I also attach the model we trained here (https://drive.google.com/file/d/1rdOEt1NSt8oxUBHL0WfM_CCtKczt6TzO/view?usp=share_link)

zhangshaolei1998 commented 1 month ago

There seems to be no problem with training scripts. Problems with generating short speech are often caused by the non-autoregressive text-to-unit generation module. I wonder if you have modified this part of the code?

chentuochao commented 1 month ago

Yeah, I think it should be the problem at autoregressive text-to-unit generation module. I did not change any part of training code and model. Do you have any idea what happens? I will retry to re-download the GitHub repo and train again to see whether I an still facing the problem and update in this issue

zhangshaolei1998 commented 1 month ago

Sorry, I haven't encountered this problem before, and I don't have any experience to solve this issue yet.

Maybe you can retrain with the latest code and record the final loss. We can see whether the loss after convergence is within the normal range.

Lili-q commented 1 month ago

Hello, I also trained a fr-en streaming S2ST model completely according to the tutorial, and did not make any changes to the code, and encountered a similar problem as you.

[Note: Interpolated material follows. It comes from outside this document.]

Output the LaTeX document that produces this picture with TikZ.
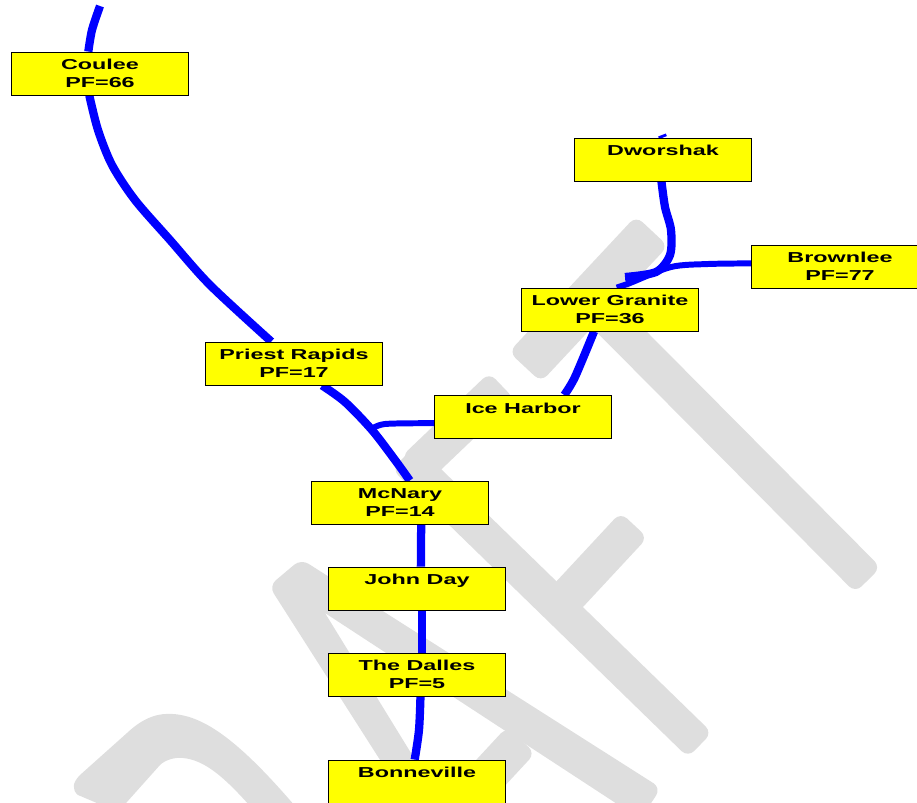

The result of streaming ASR is normal, but the result of simultaneous translation is incorrect, and the corresponding token is also abnormal (very short), and the synthesized audio is less than 1s, with almost no sound.

I tested the same source audio using my own trained model and the pre-trained model provided by the author. See the following pictures.

a. Result on my own trained model: a_error

b. Results on the pre-trained model provided by the author b_correct

Did you solve your problem?

chentuochao commented 1 month ago

Dear authors, I tried to redo all pipeline again, but I still has that issues: Here are the all commands we use after installing the environment:

bash 0.download_pretrain_models.sh

# changed the env variables
bash preprocess.sh

# changed the paths in config_gcmvn.yaml

# copy and paste config_mtl_asr_st_ctcst.yaml to fbank2unit

# changed paths in train.simul-s2st.sh
bash train.simul-s2st.sh

# changed paths in simuleval.simul-s2st.sh
bash simuleval.simul-s2st.sh

Do you know what the potential problem is?

EmreOzkose commented 1 week ago

I have the same issue. Is there any update?

chentuochao commented 1 week ago

Hi Emre, I found this bug is related to the loss function and author pushed the fixed loss in the most recent commit. Just pull it, then the problem will be solved

EmreOzkose commented 1 week ago

I am training on my own data. I applied loss bug fix. ASR and translation seem okey (wer decreases to ~30%). However, I cannot still get meaningful audio outputs after loss bug fix. They are very short and sound like a noise.

EmreOzkose commented 1 week ago

I use another Hubert model to extract source units. Do it affect this situation?

EmreOzkose commented 1 week ago

It was the problem :). I misunderstood some part of the model. When I changed back to the original hubert, the problem is solved.